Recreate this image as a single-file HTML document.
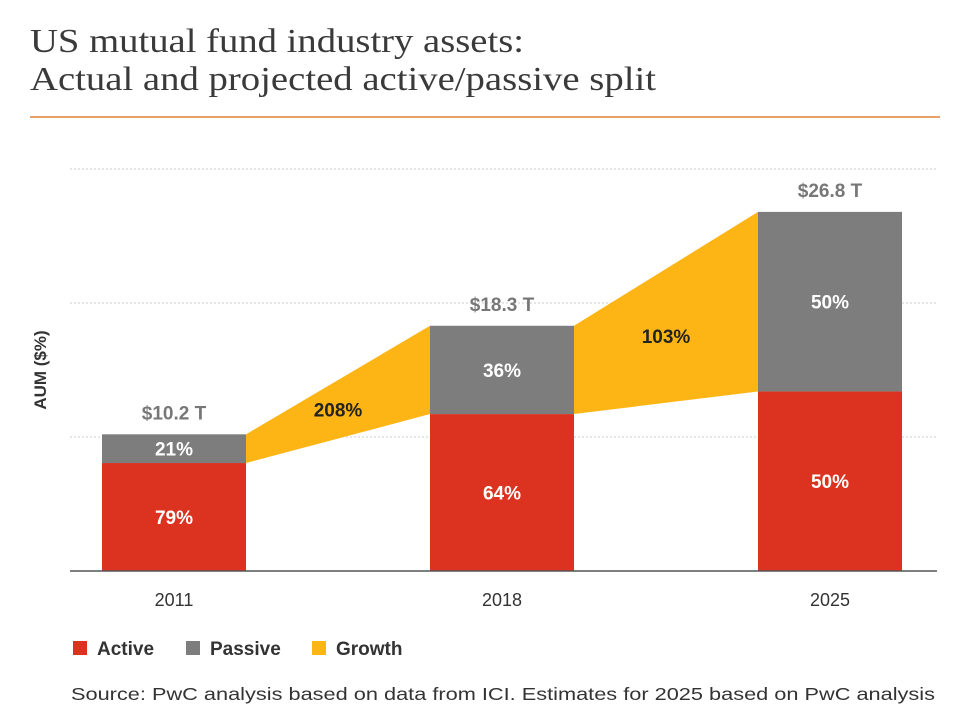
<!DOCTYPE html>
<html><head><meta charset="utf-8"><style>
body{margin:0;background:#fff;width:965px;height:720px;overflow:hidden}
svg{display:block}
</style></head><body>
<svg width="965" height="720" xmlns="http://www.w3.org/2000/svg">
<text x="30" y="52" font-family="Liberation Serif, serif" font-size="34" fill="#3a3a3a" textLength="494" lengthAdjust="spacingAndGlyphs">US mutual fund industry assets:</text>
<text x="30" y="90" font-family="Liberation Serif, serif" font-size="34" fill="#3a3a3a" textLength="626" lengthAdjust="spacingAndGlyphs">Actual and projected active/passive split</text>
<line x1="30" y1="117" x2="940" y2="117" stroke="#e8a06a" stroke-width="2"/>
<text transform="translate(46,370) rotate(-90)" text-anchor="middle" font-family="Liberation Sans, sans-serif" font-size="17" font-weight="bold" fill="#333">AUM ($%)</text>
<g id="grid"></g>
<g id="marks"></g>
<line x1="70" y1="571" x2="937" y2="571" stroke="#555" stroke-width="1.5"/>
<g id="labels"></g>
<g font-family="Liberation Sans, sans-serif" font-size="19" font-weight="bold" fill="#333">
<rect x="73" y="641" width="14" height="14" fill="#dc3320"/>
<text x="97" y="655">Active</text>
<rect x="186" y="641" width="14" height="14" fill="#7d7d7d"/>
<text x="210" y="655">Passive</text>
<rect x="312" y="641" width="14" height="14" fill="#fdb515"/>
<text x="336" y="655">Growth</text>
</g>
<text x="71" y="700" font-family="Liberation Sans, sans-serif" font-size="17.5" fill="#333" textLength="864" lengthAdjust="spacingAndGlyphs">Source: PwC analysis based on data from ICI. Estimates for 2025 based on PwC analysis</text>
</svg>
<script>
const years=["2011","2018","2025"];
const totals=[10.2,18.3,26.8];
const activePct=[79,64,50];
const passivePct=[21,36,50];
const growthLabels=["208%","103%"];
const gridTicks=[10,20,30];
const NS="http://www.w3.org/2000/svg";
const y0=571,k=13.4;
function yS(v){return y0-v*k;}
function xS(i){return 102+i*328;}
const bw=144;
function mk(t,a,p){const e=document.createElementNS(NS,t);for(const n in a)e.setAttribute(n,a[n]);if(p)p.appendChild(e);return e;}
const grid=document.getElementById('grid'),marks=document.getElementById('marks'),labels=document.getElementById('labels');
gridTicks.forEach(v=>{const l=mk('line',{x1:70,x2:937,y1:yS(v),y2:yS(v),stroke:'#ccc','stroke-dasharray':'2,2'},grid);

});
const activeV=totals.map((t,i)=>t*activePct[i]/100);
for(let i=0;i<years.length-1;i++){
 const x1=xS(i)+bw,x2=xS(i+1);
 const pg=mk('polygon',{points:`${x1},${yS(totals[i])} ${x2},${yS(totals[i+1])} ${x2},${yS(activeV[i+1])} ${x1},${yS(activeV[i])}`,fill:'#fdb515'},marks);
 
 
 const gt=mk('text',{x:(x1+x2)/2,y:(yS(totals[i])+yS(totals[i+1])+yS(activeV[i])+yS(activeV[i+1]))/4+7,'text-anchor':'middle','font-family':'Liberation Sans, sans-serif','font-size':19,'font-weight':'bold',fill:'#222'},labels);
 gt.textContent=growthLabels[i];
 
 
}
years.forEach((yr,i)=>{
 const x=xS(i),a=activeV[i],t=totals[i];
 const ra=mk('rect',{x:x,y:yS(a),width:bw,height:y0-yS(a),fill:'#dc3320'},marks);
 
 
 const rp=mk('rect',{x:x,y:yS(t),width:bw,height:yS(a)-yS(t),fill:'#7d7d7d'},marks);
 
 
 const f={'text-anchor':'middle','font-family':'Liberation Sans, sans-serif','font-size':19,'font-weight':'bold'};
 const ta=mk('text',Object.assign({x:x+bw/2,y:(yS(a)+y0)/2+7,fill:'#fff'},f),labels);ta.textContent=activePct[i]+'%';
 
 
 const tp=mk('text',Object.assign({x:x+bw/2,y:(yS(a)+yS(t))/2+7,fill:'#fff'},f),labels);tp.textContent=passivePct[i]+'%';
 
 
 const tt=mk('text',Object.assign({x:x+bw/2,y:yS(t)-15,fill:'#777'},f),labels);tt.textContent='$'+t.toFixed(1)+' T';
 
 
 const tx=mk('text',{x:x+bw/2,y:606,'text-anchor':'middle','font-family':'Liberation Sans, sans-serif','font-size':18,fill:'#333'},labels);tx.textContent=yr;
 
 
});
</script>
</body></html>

TASK - Reproduce each line word for word and drop the pictures.

THE SOLUTION -
Recreate this image as a single-file HTML document.
<!DOCTYPE html>
<html><head><meta charset="utf-8"><style>
body{margin:0;background:#fff;width:965px;height:720px;overflow:hidden}
svg{display:block}
</style></head><body>
<svg width="965" height="720" xmlns="http://www.w3.org/2000/svg">
<text x="30" y="52" font-family="Liberation Serif, serif" font-size="34" fill="#3a3a3a" textLength="494" lengthAdjust="spacingAndGlyphs">US mutual fund industry assets:</text>
<text x="30" y="90" font-family="Liberation Serif, serif" font-size="34" fill="#3a3a3a" textLength="626" lengthAdjust="spacingAndGlyphs">Actual and projected active/passive split</text>
<line x1="30" y1="117" x2="940" y2="117" stroke="#e8a06a" stroke-width="2"/>
<text transform="translate(46,370) rotate(-90)" text-anchor="middle" font-family="Liberation Sans, sans-serif" font-size="17" font-weight="bold" fill="#333">AUM ($%)</text>
<g id="grid"></g>
<g id="marks"></g>
<line x1="70" y1="571" x2="937" y2="571" stroke="#555" stroke-width="1.5"/>
<g id="labels"></g>
<g font-family="Liberation Sans, sans-serif" font-size="19" font-weight="bold" fill="#333">
<rect x="73" y="641" width="14" height="14" fill="#dc3320"/>
<text x="97" y="655">Active</text>
<rect x="186" y="641" width="14" height="14" fill="#7d7d7d"/>
<text x="210" y="655">Passive</text>
<rect x="312" y="641" width="14" height="14" fill="#fdb515"/>
<text x="336" y="655">Growth</text>
</g>
<text x="71" y="700" font-family="Liberation Sans, sans-serif" font-size="17.5" fill="#333" textLength="864" lengthAdjust="spacingAndGlyphs">Source: PwC analysis based on data from ICI. Estimates for 2025 based on PwC analysis</text>
</svg>
<script>
const years=["2011","2018","2025"];
const totals=[10.2,18.3,26.8];
const activePct=[79,64,50];
const passivePct=[21,36,50];
const growthLabels=["208%","103%"];
const gridTicks=[10,20,30];
const NS="http://www.w3.org/2000/svg";
const y0=571,k=13.4;
function yS(v){return y0-v*k;}
function xS(i){return 102+i*328;}
const bw=144;
function mk(t,a,p){const e=document.createElementNS(NS,t);for(const n in a)e.setAttribute(n,a[n]);if(p)p.appendChild(e);return e;}
const grid=document.getElementById('grid'),marks=document.getElementById('marks'),labels=document.getElementById('labels');
gridTicks.forEach(v=>{const l=mk('line',{x1:70,x2:937,y1:yS(v),y2:yS(v),stroke:'#ccc','stroke-dasharray':'2,2'},grid);

});
const activeV=totals.map((t,i)=>t*activePct[i]/100);
for(let i=0;i<years.length-1;i++){
 const x1=xS(i)+bw,x2=xS(i+1);
 const pg=mk('polygon',{points:`${x1},${yS(totals[i])} ${x2},${yS(totals[i+1])} ${x2},${yS(activeV[i+1])} ${x1},${yS(activeV[i])}`,fill:'#fdb515'},marks);
 
 
 const gt=mk('text',{x:(x1+x2)/2,y:(yS(totals[i])+yS(totals[i+1])+yS(activeV[i])+yS(activeV[i+1]))/4+7,'text-anchor':'middle','font-family':'Liberation Sans, sans-serif','font-size':19,'font-weight':'bold',fill:'#222'},labels);
 gt.textContent=growthLabels[i];
 
 
}
years.forEach((yr,i)=>{
 const x=xS(i),a=activeV[i],t=totals[i];
 const ra=mk('rect',{x:x,y:yS(a),width:bw,height:y0-yS(a),fill:'#dc3320'},marks);
 
 
 const rp=mk('rect',{x:x,y:yS(t),width:bw,height:yS(a)-yS(t),fill:'#7d7d7d'},marks);
 
 
 const f={'text-anchor':'middle','font-family':'Liberation Sans, sans-serif','font-size':19,'font-weight':'bold'};
 const ta=mk('text',Object.assign({x:x+bw/2,y:(yS(a)+y0)/2+7,fill:'#fff'},f),labels);ta.textContent=activePct[i]+'%';
 
 
 const tp=mk('text',Object.assign({x:x+bw/2,y:(yS(a)+yS(t))/2+7,fill:'#fff'},f),labels);tp.textContent=passivePct[i]+'%';
 
 
 const tt=mk('text',Object.assign({x:x+bw/2,y:yS(t)-15,fill:'#777'},f),labels);tt.textContent='$'+t.toFixed(1)+' T';
 
 
 const tx=mk('text',{x:x+bw/2,y:606,'text-anchor':'middle','font-family':'Liberation Sans, sans-serif','font-size':18,fill:'#333'},labels);tx.textContent=yr;
 
 
});
</script>
</body></html>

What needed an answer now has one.